This piece is taken from Classic Camera Magazine
number 20, and is provided to try to demonstrate the style of the magazine.
Note that the original article is illustrated, but in order to keep download
times to a minimum, I have omitted the illustrations from this version.
All back issues of Classic Camera Magazine are available;
see the main Classic Camera Magazine page for
In 1968 a new, Japanese, cine camera was introduced for
the professional user, and the very enthusiastic amateur using 16mm film.
This camera never really rivalled the Paillard Bolex in attraction for
the amateur film-maker, although it is well-specified. The range of accessories
for the camera never equalled that of the Bolex, and, although a sound
version was made (in about 1973), there was never any alternative to NiCad
batteries as a power supply, a feature which I feel is very limiting for
The Canon Scoopic is one of the very few cameras which
was available in a version for the daylight-spool-loading Double-Super-8
format. Its specification in this format was similar to the 16 mm. camera.
The Canon Scoopic 16 is fitted with a fixed 13 mm.
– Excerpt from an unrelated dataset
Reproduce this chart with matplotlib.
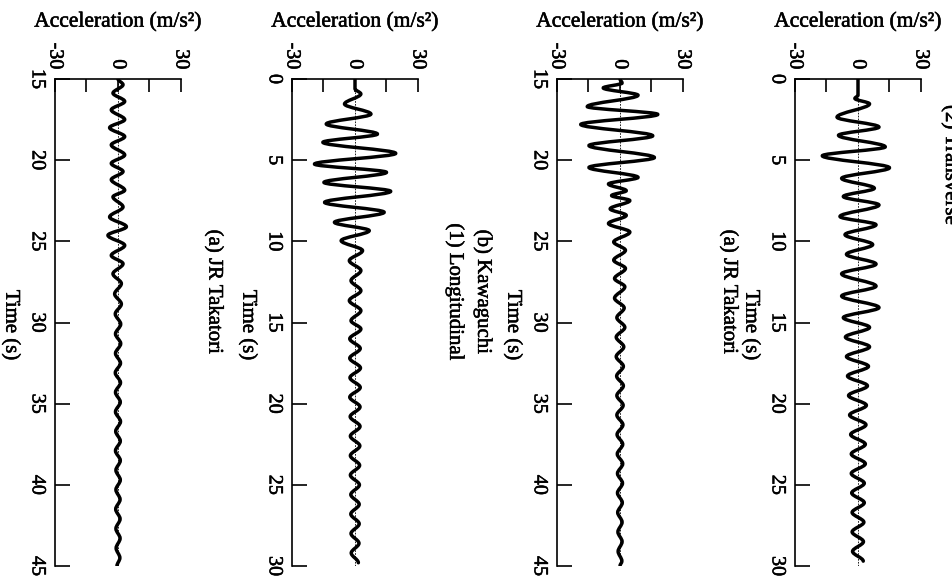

to 76 mm. f/1.6 zoom lens. The electric drive (powered by NiCads, although
there was an option to use an external power supply) offers speeds of
16, 24, 32 and 48 f.p.s. Single frame is set using a separate control.
Semi-automatic exposure control is provided, using
a separate CdS metering cell above the lens, with manual over-ride using
a control around the metering window. The camera is semi-automatic in
loading, and takes normal 100 ft. spools.
The reflex focusing has a micro-prism rangefinder.
When new, in about 1968, this camera cost about £712. For comparison,
the Paillard Bolex H.16 Reflex with Switar 86 OE zoom cost about £557.
It should be noted, when comparing 1968 prices with later prices that
there was an increase in purchase tax in 1968, bringing the level on
cameras to 50%.
By 1972 the camera specification had improved to include
auto fade, auto dissolve, and remote start and the cost was about £547.
In 1973, a sound camera made an appearance, offering
amplifier and recorder in one, single-speed camera (25 f.p.s. only)
with t.t.l. metering. I have found no price for this camera.
In 1974, another version of the camera came out, with
no fade or dissolve controls. The lens is a 12.5 mm. to 75 mm. f/1.8
zoom, focusing to 3.7 feet, with a macro facility. The range of film
speeds for the metering is changed to 20-640, and the CdS meter window
is above and to the side of the lens. The electric drive (still powered
by NiCads) offers speeds of 16, 24, 32, 48 and 64 f.p.s., set using
an external ring on a clear control on the camera side. This control
also permits the film speed to be set, for the camera metering system,
by turning the inside ring. Single frame is set using a separate control.
The built-in metering system provides automatic exposure
control, and there is provision for manual aperture selection, set by
using a control around the metering window. This is situated above and
to the side of the lens. The micro-prism rangefinder is replaced by
ground glass focusing. When new, this camera cost about £706.
The only model of these which I have handled is the
1974 Scoopic 16. I always have a problem with the weight of 16 mm. cine
cameras and the Scoopic is no exception. After a few moments playing
with the zoom, my wrist felt as though it would snap, and prolonged
use of a camera like this can surely only be possible with a tripod.
The long zoom range is undoubtedly attractive, although at the telephoto
end of the range a tripod will be required. Unusually on a camera with
automatic metering, the lens aperture in use affects the brightness
of the t.t.l. viewfinder. The metering system can be set to full aperture
for focusing, etc., by depressing a button on the right side of the
camera. I found the viewfinder image rather dark at apertures below
about f/4, although the day was dull but not particularly dark. The
camera is simple to operate; a contemporary catalogue described it as
having the simplicity of a Super-8 camera and this is no exaggeration.
Despite never having seen the camera before, I could load the battery,
adjust the film speed and filming speed and open the camera to load
film. I particularly like the door release, which has a button to be
pressed before the door catch can be operated, thus making it less likely
that the door will open accidentally.
These are simple cameras, lacking some features that
appeal to scientific and natural history film-makers like interchangeable
lenses and accessories which may never be used but 'might come in handy'.
They were priced originally for the professional and serious amateur
but at present-day prices they represent a very good option for the
serious amateur. Anyone considering a move into 16 mm. should consider
the features offered by the Scoopic range before making a decision.
Do remember the limitations of rechargeable batteries while deciding!